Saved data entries

— START —

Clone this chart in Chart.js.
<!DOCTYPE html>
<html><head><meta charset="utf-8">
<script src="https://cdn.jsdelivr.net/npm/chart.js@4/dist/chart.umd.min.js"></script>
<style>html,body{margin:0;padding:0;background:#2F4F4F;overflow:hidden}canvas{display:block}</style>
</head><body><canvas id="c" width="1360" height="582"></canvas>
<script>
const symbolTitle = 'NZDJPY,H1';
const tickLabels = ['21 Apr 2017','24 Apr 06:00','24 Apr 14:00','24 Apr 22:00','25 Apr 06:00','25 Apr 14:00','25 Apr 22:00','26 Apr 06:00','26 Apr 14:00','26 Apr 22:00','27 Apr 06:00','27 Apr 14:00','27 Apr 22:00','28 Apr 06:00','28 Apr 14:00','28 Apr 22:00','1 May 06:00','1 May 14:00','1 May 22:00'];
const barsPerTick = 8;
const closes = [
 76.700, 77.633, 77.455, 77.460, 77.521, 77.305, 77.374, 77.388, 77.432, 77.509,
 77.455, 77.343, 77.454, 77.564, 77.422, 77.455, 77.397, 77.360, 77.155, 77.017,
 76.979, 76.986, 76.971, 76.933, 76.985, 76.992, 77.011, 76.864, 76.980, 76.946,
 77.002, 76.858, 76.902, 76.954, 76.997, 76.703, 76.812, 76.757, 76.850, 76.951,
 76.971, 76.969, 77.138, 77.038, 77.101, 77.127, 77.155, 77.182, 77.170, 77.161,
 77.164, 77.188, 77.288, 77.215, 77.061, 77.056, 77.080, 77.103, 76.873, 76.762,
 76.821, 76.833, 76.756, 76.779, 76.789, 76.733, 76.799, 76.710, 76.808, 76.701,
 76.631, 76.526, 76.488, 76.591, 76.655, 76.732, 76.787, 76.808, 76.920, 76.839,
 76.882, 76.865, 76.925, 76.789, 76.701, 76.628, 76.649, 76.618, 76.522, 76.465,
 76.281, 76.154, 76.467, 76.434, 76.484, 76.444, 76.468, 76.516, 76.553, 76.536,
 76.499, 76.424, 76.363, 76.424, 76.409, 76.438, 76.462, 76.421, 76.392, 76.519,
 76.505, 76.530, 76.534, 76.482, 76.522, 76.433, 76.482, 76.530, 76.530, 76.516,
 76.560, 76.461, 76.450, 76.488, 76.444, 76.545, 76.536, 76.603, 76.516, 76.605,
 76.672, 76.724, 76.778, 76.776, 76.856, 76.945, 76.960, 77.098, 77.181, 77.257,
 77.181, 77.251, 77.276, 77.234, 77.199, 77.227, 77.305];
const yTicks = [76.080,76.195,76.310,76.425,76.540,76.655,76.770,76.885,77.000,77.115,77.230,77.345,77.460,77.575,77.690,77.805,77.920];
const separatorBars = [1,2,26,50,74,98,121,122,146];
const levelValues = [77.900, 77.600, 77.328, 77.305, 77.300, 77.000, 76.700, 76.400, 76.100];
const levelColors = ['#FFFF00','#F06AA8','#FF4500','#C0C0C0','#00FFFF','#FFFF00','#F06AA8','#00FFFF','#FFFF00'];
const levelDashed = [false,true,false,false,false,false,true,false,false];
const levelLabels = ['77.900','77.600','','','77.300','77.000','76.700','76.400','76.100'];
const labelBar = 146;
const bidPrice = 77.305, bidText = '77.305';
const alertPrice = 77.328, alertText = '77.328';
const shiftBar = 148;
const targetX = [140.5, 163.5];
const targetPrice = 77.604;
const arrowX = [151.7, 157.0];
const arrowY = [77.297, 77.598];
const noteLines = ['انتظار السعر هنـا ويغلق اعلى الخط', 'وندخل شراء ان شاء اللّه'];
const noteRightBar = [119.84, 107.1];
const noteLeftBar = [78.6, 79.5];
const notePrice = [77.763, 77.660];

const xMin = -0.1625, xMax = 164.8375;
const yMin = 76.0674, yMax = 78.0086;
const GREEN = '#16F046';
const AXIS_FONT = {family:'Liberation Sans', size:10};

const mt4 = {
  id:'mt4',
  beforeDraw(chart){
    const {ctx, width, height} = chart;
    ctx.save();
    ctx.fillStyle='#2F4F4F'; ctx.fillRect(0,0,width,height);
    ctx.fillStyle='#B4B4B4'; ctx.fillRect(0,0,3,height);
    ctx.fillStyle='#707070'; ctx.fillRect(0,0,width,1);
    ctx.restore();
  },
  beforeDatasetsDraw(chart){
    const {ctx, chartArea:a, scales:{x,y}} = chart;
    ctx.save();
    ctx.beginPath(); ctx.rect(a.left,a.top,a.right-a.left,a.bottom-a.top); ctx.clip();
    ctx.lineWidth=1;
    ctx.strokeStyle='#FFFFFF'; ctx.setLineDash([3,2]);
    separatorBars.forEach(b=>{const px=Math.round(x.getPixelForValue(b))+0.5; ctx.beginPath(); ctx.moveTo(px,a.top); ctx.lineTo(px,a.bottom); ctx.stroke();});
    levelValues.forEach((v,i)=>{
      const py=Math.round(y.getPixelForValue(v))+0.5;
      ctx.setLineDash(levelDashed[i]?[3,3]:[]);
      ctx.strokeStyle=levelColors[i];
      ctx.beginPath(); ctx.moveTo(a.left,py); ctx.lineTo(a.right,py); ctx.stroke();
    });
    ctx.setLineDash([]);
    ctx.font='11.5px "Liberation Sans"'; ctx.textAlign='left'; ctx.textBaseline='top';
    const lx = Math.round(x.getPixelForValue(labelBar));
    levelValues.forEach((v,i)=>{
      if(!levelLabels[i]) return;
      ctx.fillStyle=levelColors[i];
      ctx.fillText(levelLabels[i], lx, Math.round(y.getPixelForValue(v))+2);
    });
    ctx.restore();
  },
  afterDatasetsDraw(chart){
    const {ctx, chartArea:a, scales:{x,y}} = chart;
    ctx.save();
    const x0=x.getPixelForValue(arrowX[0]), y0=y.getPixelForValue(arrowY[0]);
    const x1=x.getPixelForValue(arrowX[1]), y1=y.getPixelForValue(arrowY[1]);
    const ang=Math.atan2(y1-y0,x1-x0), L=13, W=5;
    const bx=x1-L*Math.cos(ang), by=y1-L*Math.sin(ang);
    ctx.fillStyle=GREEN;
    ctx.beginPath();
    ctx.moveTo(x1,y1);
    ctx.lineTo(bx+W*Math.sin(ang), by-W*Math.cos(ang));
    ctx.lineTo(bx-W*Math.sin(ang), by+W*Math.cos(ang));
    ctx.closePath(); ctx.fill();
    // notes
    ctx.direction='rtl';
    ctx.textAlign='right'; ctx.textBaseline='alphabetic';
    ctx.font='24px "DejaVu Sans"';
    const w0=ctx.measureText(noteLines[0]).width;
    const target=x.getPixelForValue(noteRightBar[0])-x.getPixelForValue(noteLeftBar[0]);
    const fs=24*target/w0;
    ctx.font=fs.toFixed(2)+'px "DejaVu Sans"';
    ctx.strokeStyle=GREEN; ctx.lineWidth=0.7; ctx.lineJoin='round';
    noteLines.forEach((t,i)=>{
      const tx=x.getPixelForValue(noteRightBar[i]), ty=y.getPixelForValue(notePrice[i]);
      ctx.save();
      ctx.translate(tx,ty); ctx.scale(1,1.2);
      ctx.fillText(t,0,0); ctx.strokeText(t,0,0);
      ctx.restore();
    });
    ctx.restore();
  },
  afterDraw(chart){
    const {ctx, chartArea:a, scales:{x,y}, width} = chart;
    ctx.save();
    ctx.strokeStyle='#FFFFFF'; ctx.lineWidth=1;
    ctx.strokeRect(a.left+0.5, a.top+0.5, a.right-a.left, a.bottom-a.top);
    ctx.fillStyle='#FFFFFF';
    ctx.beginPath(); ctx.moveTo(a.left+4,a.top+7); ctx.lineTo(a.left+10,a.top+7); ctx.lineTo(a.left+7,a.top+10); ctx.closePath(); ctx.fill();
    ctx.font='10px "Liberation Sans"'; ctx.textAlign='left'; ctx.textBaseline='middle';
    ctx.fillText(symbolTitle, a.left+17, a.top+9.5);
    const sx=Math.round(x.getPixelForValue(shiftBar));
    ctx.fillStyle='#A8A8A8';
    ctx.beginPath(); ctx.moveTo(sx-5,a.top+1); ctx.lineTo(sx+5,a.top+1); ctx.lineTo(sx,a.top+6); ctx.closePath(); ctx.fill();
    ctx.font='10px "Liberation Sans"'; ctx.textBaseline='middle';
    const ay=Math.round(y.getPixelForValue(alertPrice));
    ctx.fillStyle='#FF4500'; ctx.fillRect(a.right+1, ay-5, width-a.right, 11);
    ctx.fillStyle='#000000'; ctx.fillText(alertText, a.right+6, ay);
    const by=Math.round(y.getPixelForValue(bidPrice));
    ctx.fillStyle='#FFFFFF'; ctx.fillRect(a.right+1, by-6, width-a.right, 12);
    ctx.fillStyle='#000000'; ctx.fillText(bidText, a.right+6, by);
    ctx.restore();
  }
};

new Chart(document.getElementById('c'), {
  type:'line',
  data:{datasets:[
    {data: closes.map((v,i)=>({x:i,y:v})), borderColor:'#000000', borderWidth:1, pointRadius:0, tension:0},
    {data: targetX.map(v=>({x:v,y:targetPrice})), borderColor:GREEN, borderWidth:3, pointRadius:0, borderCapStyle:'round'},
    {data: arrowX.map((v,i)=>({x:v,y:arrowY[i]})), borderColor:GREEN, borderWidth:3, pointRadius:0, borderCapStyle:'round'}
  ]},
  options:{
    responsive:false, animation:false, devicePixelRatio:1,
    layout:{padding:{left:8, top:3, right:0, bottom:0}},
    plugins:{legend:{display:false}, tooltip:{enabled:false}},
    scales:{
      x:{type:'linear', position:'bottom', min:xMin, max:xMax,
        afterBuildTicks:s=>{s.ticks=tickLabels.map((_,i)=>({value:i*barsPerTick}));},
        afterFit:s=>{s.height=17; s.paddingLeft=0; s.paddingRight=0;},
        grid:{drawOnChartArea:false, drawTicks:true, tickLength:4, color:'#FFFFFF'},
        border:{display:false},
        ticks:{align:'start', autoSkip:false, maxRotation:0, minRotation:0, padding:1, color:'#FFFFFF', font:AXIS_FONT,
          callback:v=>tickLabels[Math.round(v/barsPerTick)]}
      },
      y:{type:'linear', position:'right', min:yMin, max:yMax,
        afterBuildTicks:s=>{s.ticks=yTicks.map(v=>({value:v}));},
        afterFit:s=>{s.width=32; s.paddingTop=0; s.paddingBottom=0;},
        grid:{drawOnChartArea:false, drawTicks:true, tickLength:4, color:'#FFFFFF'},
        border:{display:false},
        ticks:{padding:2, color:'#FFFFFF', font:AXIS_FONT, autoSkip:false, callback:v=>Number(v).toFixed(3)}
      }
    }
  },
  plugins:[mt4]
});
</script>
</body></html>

— END —
— START —

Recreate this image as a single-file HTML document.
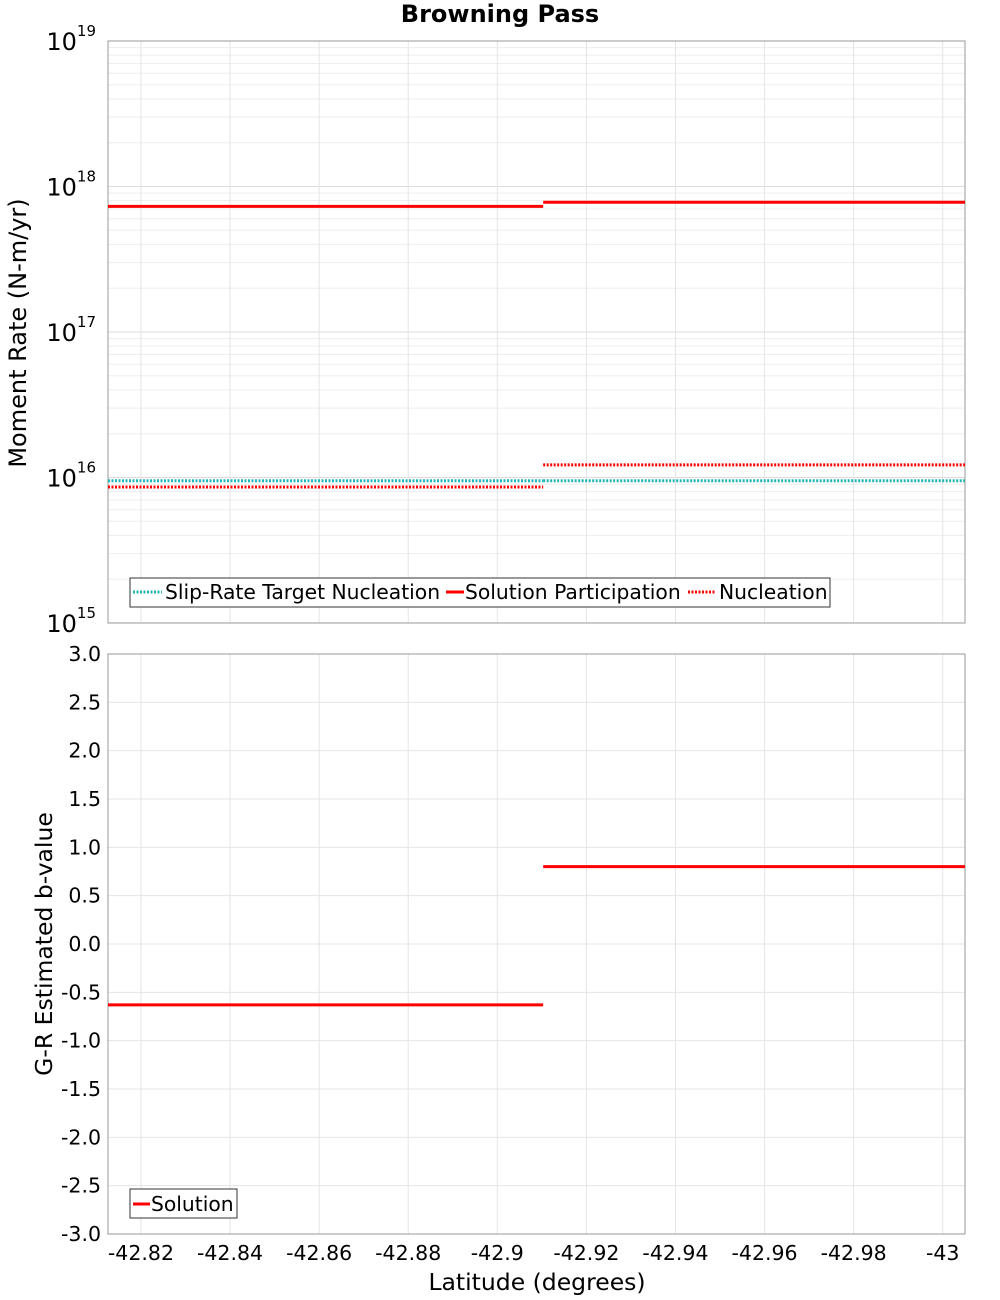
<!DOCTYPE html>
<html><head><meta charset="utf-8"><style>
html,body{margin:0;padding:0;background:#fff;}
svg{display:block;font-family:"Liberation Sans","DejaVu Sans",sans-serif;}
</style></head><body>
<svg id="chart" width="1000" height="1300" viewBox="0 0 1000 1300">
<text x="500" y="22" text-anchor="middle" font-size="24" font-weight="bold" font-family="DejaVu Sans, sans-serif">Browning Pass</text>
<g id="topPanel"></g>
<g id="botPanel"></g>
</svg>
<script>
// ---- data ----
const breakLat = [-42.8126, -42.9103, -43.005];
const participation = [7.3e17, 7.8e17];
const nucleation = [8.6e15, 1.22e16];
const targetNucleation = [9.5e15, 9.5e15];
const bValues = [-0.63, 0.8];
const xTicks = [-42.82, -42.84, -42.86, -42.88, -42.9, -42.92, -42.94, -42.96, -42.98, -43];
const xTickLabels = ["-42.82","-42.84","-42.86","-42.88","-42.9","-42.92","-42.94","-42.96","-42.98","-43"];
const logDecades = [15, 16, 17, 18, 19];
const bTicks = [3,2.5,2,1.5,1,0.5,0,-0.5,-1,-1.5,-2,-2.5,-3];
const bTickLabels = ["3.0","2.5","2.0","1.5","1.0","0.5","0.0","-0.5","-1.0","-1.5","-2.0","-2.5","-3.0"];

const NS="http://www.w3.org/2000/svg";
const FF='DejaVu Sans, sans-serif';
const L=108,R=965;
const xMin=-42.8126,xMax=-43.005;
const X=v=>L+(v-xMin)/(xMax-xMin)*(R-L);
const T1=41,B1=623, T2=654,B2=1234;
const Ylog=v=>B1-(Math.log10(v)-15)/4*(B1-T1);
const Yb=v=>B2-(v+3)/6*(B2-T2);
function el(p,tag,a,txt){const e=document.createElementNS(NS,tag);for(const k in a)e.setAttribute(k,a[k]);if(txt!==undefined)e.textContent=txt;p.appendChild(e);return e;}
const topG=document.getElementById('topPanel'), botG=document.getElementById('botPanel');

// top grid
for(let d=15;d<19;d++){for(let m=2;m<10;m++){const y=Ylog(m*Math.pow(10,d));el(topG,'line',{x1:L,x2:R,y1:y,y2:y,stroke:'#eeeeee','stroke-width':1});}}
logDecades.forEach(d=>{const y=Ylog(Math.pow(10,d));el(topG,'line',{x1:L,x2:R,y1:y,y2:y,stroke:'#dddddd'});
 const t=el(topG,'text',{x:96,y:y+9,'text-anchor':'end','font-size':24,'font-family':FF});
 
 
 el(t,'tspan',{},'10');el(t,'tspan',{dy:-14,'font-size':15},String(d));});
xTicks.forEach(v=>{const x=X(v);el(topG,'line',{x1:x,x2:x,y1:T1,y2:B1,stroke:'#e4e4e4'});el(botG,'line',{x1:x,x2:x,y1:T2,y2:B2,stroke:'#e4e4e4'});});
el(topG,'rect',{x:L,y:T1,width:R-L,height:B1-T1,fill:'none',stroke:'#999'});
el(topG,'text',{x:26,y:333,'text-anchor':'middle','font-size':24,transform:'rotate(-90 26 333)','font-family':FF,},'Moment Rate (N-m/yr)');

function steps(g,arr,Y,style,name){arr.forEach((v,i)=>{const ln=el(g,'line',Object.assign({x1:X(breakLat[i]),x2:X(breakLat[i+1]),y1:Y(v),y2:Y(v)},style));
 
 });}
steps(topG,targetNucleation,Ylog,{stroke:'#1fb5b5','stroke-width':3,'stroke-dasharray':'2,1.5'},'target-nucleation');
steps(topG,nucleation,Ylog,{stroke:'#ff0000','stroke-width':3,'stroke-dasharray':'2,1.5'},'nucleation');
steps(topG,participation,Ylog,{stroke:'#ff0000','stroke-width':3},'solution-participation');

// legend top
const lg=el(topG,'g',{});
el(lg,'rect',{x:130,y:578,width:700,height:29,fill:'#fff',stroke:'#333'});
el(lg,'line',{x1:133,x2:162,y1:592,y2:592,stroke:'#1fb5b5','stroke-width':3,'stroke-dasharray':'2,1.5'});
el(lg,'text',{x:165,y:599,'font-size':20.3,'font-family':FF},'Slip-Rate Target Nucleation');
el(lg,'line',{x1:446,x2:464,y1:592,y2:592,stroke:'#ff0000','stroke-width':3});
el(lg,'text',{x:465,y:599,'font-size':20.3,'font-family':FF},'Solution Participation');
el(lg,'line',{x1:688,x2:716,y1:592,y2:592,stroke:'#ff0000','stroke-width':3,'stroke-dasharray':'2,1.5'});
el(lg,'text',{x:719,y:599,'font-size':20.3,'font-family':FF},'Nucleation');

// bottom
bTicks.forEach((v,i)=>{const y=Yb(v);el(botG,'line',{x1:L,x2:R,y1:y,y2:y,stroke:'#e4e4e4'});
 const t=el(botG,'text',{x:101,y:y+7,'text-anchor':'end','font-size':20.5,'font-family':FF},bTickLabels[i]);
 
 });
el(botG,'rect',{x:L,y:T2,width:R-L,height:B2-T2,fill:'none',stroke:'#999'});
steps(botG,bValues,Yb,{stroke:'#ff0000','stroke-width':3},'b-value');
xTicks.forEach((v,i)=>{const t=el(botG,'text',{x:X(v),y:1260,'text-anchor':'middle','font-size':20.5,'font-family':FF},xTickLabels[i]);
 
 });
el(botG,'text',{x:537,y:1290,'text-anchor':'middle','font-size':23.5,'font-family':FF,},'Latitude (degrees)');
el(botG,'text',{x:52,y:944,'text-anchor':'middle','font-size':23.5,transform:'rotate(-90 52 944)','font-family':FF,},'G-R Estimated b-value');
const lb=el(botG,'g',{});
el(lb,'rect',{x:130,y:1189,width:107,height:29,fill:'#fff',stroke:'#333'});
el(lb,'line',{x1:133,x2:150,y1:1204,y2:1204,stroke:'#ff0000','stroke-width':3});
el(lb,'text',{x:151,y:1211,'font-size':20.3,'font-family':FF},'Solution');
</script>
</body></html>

— END —

Every line of the records that includes the word "this" should be gathered.

Task response ▸
Clone this chart in Chart.js.
Recreate this image as a single-file HTML document.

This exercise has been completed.